- Upgrade to PyMuPDF 1.19.2, and use its new
is_unicolor
attribute to identify redaction boxes. - If all redactions for a document are dates, consider them good redactions.
Makes xray installable. You can now do this:
xray path/to/some/file.pdf
And it'll return JSON like usual.
Adds support for URLs. This now does what you'd expect:
% python -m xray https://example.com/some-path.pdf
Reduces false positives by inspecting the pixels of every possible bad redaction. This comes at a small performance cost, but will eliminate many of the false positives we've been dealing with. This approach was selected because understanding the ins and outs of PDFs and trying to guess the color of their x-y locations is impossible in Python.
Adds support for bad redactions under rectangles that are not pure black. Previously, we ignored all non-black rectangles, which meant that redactions that weren't black wouldn't be caught. With our new pixel-inspection approach, we can include these without them causing issues.
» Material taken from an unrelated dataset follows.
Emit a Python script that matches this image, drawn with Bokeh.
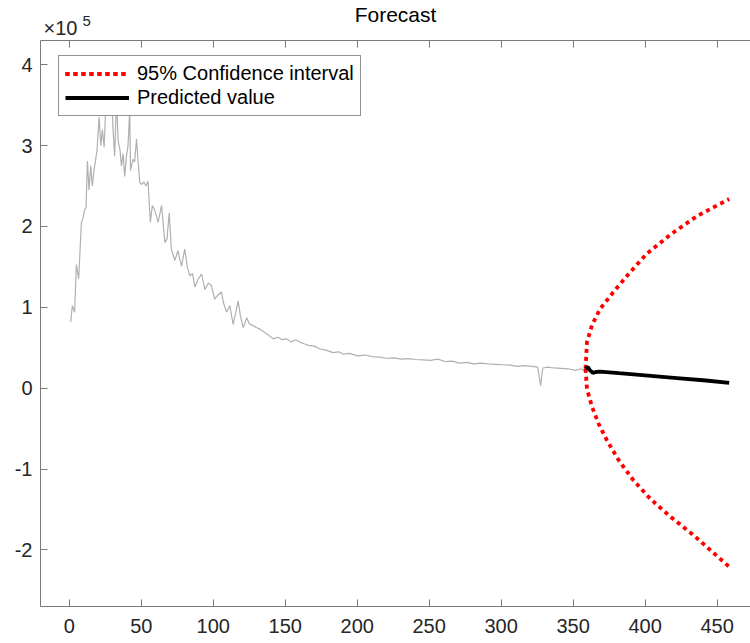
from bokeh.plotting import figure
from bokeh.layouts import column
from bokeh.models import (Range1d, FixedTicker, LinearAxis, Legend, LegendItem)
from bokeh.core.properties import value
from bokeh.embed import file_html
from bokeh.resources import INLINE

# ---- data (y values in units of 1e5) ----
hist_x = [1.0, 2.1, 3.7, 4.9, 6.5, 8.4, 9.5, 10.7, 11.6, 12.6, 13.7, 14.9, 16.0, 17.2, 19.2,
          20.7, 21.9, 23.0, 24.2, 25.6, 26.6, 27.6, 29.1, 30.4, 31.5, 32.8, 33.9, 35.2, 36.2,
          37.4, 38.5, 39.7, 40.8, 42.0, 42.5, 44.2, 45.4, 46.7, 47.8, 49.0, 50.3, 51.8, 53.3,
          54.7, 56.3, 57.7, 59.4, 61.7, 64.1, 66.4, 67.9, 69.4, 70.9, 73.3, 75.5, 76.7, 78.0, 80.2,
          82.0, 83.7, 85.6, 87.2, 89.6, 91.9, 94.2, 96.6, 98.7, 101.0, 103.2, 105.6, 107.2, 109.2,
          111.5, 113.8, 115.8, 117.3, 118.8, 120.8, 123.3, 124.9, 126.9, 129.9, 132.4, 134.9, 138.0, 141.7,
          145.0, 148.0, 151.0, 154.1, 157.1, 160.1, 163.1, 166.2, 170.2, 174.2, 178.3, 183.3, 187.3, 190.4, 194.4, 200.4,
          205.5, 210.5, 215.5, 220.6, 225.6, 230.7, 235.7, 240.7, 245.8, 250.8, 255.9, 260.9, 265.9, 271.0, 276.0, 281.0,
          286.1, 291.1, 296.2, 301.2, 306.2, 311.3, 316.3, 321.4, 325.4, 327.4, 328.9, 332.4, 336.5, 341.5, 346.5, 351.6,
          355.6, 358.6]
hist_y = [0.815, 1.02, 0.94, 1.53, 1.35, 2.05, 2.10, 2.21, 2.23, 2.81, 2.45, 2.75, 2.50, 2.70, 2.93,
          3.35, 3.00, 3.20, 2.98, 3.60, 3.90, 3.50, 3.75, 3.20, 2.87, 3.60, 3.06, 2.95, 2.75,
          2.90, 2.62, 2.87, 3.00, 3.45, 2.69, 2.83, 2.80, 3.08, 2.80, 2.54, 2.52, 2.55, 2.50,
          2.56, 2.05, 2.26, 2.20, 2.05, 2.26, 1.80, 1.85, 2.17, 1.72, 1.58, 1.70, 1.60, 1.51, 1.72,
          1.50, 1.39, 1.42, 1.25, 1.35, 1.41, 1.22, 1.30, 1.27, 1.10, 1.15, 1.19, 1.05, 0.94,
          1.02, 0.79, 0.95, 1.08, 0.90, 0.75, 0.87, 0.80, 0.78, 0.75, 0.73, 0.70, 0.66, 0.61,
          0.63, 0.60, 0.61, 0.57, 0.60, 0.57, 0.55, 0.53, 0.52, 0.485, 0.47, 0.44, 0.45, 0.42, 0.43, 0.40,
          0.41, 0.39, 0.385, 0.37, 0.375, 0.36, 0.365, 0.355, 0.35, 0.345, 0.36, 0.33, 0.335, 0.31, 0.32, 0.30,
          0.31, 0.30, 0.295, 0.29, 0.285, 0.27, 0.28, 0.27, 0.26, 0.03, 0.25, 0.26, 0.25, 0.245, 0.24, 0.22,
          0.24, 0.20]

pred_x = [358.6, 360.2, 361.7, 363.7, 365.7, 368.7, 381.8, 402.0, 422.1, 442.3, 458.4]
pred_y = [0.24, 0.26, 0.22, 0.19, 0.20, 0.205, 0.185, 0.155, 0.125, 0.095, 0.065]

upper_x = [358.6, 359.6, 363.1, 368.7, 377.8, 388.4, 401.0, 417.6, 436.2, 458.4]
upper_y = [0.24, 0.57, 0.78, 0.98, 1.185, 1.41, 1.66, 1.90, 2.13, 2.34]

lower_x = [358.6, 359.6, 363.1, 367.7, 373.6, 381.6, 391.9, 403.7, 417.6, 433.8, 458.4]
lower_y = [0.24, -0.01, -0.23, -0.44, -0.65, -0.89, -1.14, -1.37, -1.59, -1.82, -2.21]

x_ticks = [0, 50, 100, 150, 200, 250, 300, 350, 400, 450]
y_ticks = [-2, -1, 0, 1, 2, 3, 4]
y_tick_labels = {-2: "-2", -1: "-1", 0: "0", 1: "1", 2: "2", 3: "3", 4: "4"}

title_text = "Forecast"
exp_base = "×10"
exp_power = "5"

FONT = "Liberation Sans"
AX = "#7a7a7a"
TXT = "#262626"

# ---- header strip (title and axis exponent); its frame aligns with the plot frame ----
HEAD_H = 39
head = figure(width=750, height=HEAD_H, output_backend="svg", toolbar_location=None,
              x_range=Range1d(0, 710), y_range=Range1d(0, HEAD_H),
              min_border_left=40, min_border_right=0, min_border_top=0, min_border_bottom=0,
              x_axis_type=None, y_axis_type=None)
head.outline_line_color = None
head.xgrid.visible = False
head.ygrid.visible = False
head.text(x=[355], y=[HEAD_H - 14], text=[title_text], text_font=value(FONT),
          text_font_size="21px", text_color="#000000", text_align="center",
          text_baseline="middle")
head.text(x=[3], y=[HEAD_H - 27], text=[exp_base], text_font=value(FONT),
          text_font_size="20px", text_color=TXT, text_align="left", text_baseline="middle")
head.text(x=[42], y=[HEAD_H - 20], text=[exp_power], text_font=value(FONT),
          text_font_size="15px", text_color=TXT, text_align="left", text_baseline="middle")

# ---- main plot ----
p = figure(width=750, height=643 - HEAD_H, output_backend="svg", toolbar_location=None,
           x_range=Range1d(-20, 473.2), y_range=Range1d(-2.7, 4.3),
           min_border_left=40, min_border_right=0, min_border_top=1, min_border_bottom=37,
           x_axis_type=None, y_axis_type=None)
p.outline_line_color = None
p.xgrid.visible = False
p.ygrid.visible = False
p.background_fill_color = "white"
p.border_fill_color = "white"

def style_axis(ax):
    ax.axis_line_color = AX
    ax.axis_line_width = 1
    ax.major_tick_line_color = AX
    ax.major_tick_in = 7
    ax.major_tick_out = 0
    ax.minor_tick_line_color = None
    ax.major_label_text_font = FONT
    ax.major_label_text_color = TXT
    ax.major_label_text_font_size = "20px"

xb = LinearAxis(ticker=FixedTicker(ticks=x_ticks))
style_axis(xb)
xb.major_label_standoff = 12
p.add_layout(xb, "below")

xt = LinearAxis(ticker=FixedTicker(ticks=x_ticks),
                major_label_overrides={t: "" for t in x_ticks})
style_axis(xt)
xt.major_label_standoff = 0
p.add_layout(xt, "above")

yl = LinearAxis(ticker=FixedTicker(ticks=y_ticks), major_label_overrides=y_tick_labels)
style_axis(yl)
yl.major_label_standoff = 8
p.add_layout(yl, "left")

p.line(hist_x, hist_y, line_color="#b0b0b0", line_width=1.2)
r_up = p.line(upper_x, upper_y, line_color="#ff0000", line_width=3.8, line_dash="4 4")
r_lo = p.line(lower_x, lower_y, line_color="#ff0000", line_width=3.8, line_dash="4 4")
r_pred = p.line(pred_x, pred_y, line_color="#000000", line_width=3.8)

legend = Legend(items=[LegendItem(label="95% Confidence interval", renderers=[r_up, r_lo]),
                       LegendItem(label="Predicted value", renderers=[r_pred])],
                location=(18, 490), margin=0, padding=6, spacing=1,
                glyph_width=64, glyph_height=23, label_standoff=8,
                label_text_font=FONT, label_text_font_size="20px", label_text_color="#000000",
                border_line_color="#262626", border_line_width=1,
                background_fill_color="white", background_fill_alpha=1.0)
p.add_layout(legend, "center")

layout = column(head, p, spacing=0)
open("out.html", "w").write(file_html(layout, INLINE))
Upgrades to PyMuPDF 1.19.1, which simplifies our handling of colorspaces. We no longer need to check for various colorspaces (simplifying our code), and we are now able to compare rectangle color to text color more accurately, since they are now normalized by PyMuPDF.
Previously we'd have a false positive if a rectangle and text were the same color but in different colorspaces. For example, 0.0 in grayscale is the same as (0.0, 0.0, 0.0) in RGB, but we couldn't compare those easily before.
Adds support for boxes without fill, so they don't register as false positives.
Fixes issue 38 by adding analysis for the draw order of text and rectangles. This ensures that rectangles under text are not detected as bad redactions.
Failed release.
Add support for bytes as input, making it easier to check files that are not on disk. This is common when downloading a file, for example.